The only countries who tax non-residents purely based upon their citizenship (however acquired) are the United States and Eritrea. I do not consider Eritrea, a brutal one-party dictatorship, a serious country. Further, Eritrea only imposes a 2% tax on citizens abroad, as opposed to the United States, which taxes citizens who have never set foot in the United States (for example, those born to U.S. citizen parents living abroad who never returned to the U.S.) on exactly the same basis as citizens living and working within their territory. The Philippines used to tax based on citizenship, but abolished that system in 1996.
The system of residence-based taxation used by every other country in the world simply requires someone (whether a citizen or not) who leaves the country to file a declaration that they are nonresident, pay taxes for the partial year of residence, and not perform any act which indicates they have resumed residence. If, for example, a UK citizen takes a job with a subsidiary of a UK company in the U.S., moves his family, sells his residence in the UK, ,and only goes back for occasional visits to the home office and family in the old country, they should have no problems at all. If they were to spend more than a certain amount of time in the UK to trigger the residence test, then they would be subject to UK taxation, but for a genuine expat living abroad, that shouldn’t be the case.

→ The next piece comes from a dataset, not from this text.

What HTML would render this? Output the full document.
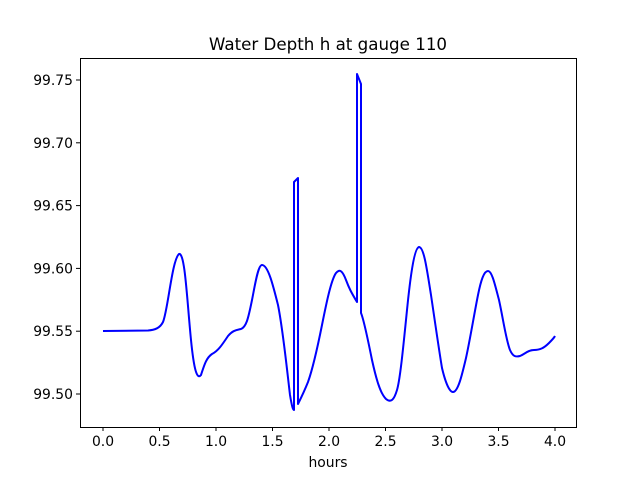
<!DOCTYPE html>
<html><head><meta charset="utf-8"><style>body{margin:0;background:#fff}svg{display:block}text{font-family:"DejaVu Sans","Liberation Sans",sans-serif;font-size:13.9px;fill:#000}</style></head>
<body>
<svg width="640" height="480" viewBox="0 0 640 480">
<rect width="640" height="480" fill="#fff"/>
<text x="328" y="50" text-anchor="middle" style="font-size:16.7px">Water Depth h at gauge 110</text>
<path d="M103,331 L148,330.5 C155,330 160,328 163,322 C168,310 172,260 179,254 C185,252 187,300 191,340 C194,370 197,380 201,375 C204,366 206,358 212,354 C218,351 222,345 228,336 C233,330 237,330 241,329 C246,327 248,320 252,300 C255,285 258,265 262,265 C268,265 273,285 278,305 C283,330 287,370 290,395 C292,407 293,410 294,410 L294,182 L298,178 L298,404 C301,398 304,392 308,382 C313,368 318,345 322,325 C326,305 331,280 336,273 C340,268 343,272 346,280 C349,288 351,292 357,302 L357,74 L361,84 L361,313 C364,320 368,340 372,360 C376,378 380,393 386,399 C391,403 394,400 397,390 C400,380 403,350 407,310 C410,280 414,248 419,247 C424,247 427,270 431,295 C435,322 439,350 442,368 C446,385 450,392 453,392 C458,392 462,375 466,358 C470,340 474,315 478,295 C481,280 484,271 488,271 C492,271 495,285 499,300 C503,318 506,340 510,350 C513,357 516,357 520,356 C525,354 528,350 534,350 C540,350 544,348 549,343 C552,340 554,338 555,336" fill="none" stroke="#0000ff" stroke-width="2" stroke-linejoin="round"/>
<rect x="80.5" y="58.5" width="496" height="369" fill="none" stroke="#000" stroke-width="1"/>
<g stroke="#000" stroke-width="1">
<line x1="103" y1="427" x2="103" y2="431"/><line x1="159.5" y1="427" x2="159.5" y2="431"/><line x1="216" y1="427" x2="216" y2="431"/><line x1="272.5" y1="427" x2="272.5" y2="431"/><line x1="329" y1="427" x2="329" y2="431"/><line x1="385.5" y1="427" x2="385.5" y2="431"/><line x1="442" y1="427" x2="442" y2="431"/><line x1="498.5" y1="427" x2="498.5" y2="431"/><line x1="555" y1="427" x2="555" y2="431"/>
<line x1="76" y1="394" x2="80" y2="394"/><line x1="76" y1="331.2" x2="80" y2="331.2"/><line x1="76" y1="268.4" x2="80" y2="268.4"/><line x1="76" y1="205.6" x2="80" y2="205.6"/><line x1="76" y1="142.8" x2="80" y2="142.8"/><line x1="76" y1="80" x2="80" y2="80"/>
</g>
<g text-anchor="middle">
<text x="103" y="446">0.0</text><text x="159.5" y="446">0.5</text><text x="216" y="446">1.0</text><text x="272.5" y="446">1.5</text><text x="329" y="446">2.0</text><text x="385.5" y="446">2.5</text><text x="442" y="446">3.0</text><text x="498.5" y="446">3.5</text><text x="555" y="446">4.0</text>
<text x="328" y="467">hours</text>
</g>
<g text-anchor="end">
<text x="73" y="399">99.50</text><text x="73" y="336">99.55</text><text x="73" y="273.5">99.60</text><text x="73" y="210.5">99.65</text><text x="73" y="148">99.70</text><text x="73" y="85">99.75</text>
</g>
</svg>
</body></html>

The U.S. system is fundamentally different and morally repugnant. It asserts that somebody who is a U.S. citizen, which they may have become purely by being born within its borders, is in a real sense, the property of their government and required to disclose every detail of their financial life to its tax authorities and file these details every year, even though they have left the country, own no property in it, earn no income from any source within it, never travel to it, and have no connections with it, and (for example, due to a dual taxation treaty with their country of residence) owe it no taxes. Failure to file a tax return every year is a criminal offence which may result in imprisonment, fines, and civil penalties if they ever set foot in the U.S.
This applies even (and especially) to “accidental citizens” such as former UK prime minister Boris Johnson, who was born in New York while his father was a student at Columbia University. He was only allowed to renounce his involuntarily acquired U.S. citizenship without penalties or requirement to file a lifetime’s tax return and pay back taxes due to his political status with a U.S. ally. A German engineer at Siemens in similar circumstances who only discovered his accidental citizenship when his company wanted to send him to visit a customer in the U.S. would have no such special treatment.
Further evidence of the U.S. “people are property” doctrine is the requirement that male U.S. citizens living abroad are required to register with the U.S. “Selective Service System” (military conscription), even if they are dual nationals and/or accidental citizens, and if they do not, they are subject to the same civil and criminal penalties as those living in the U.S.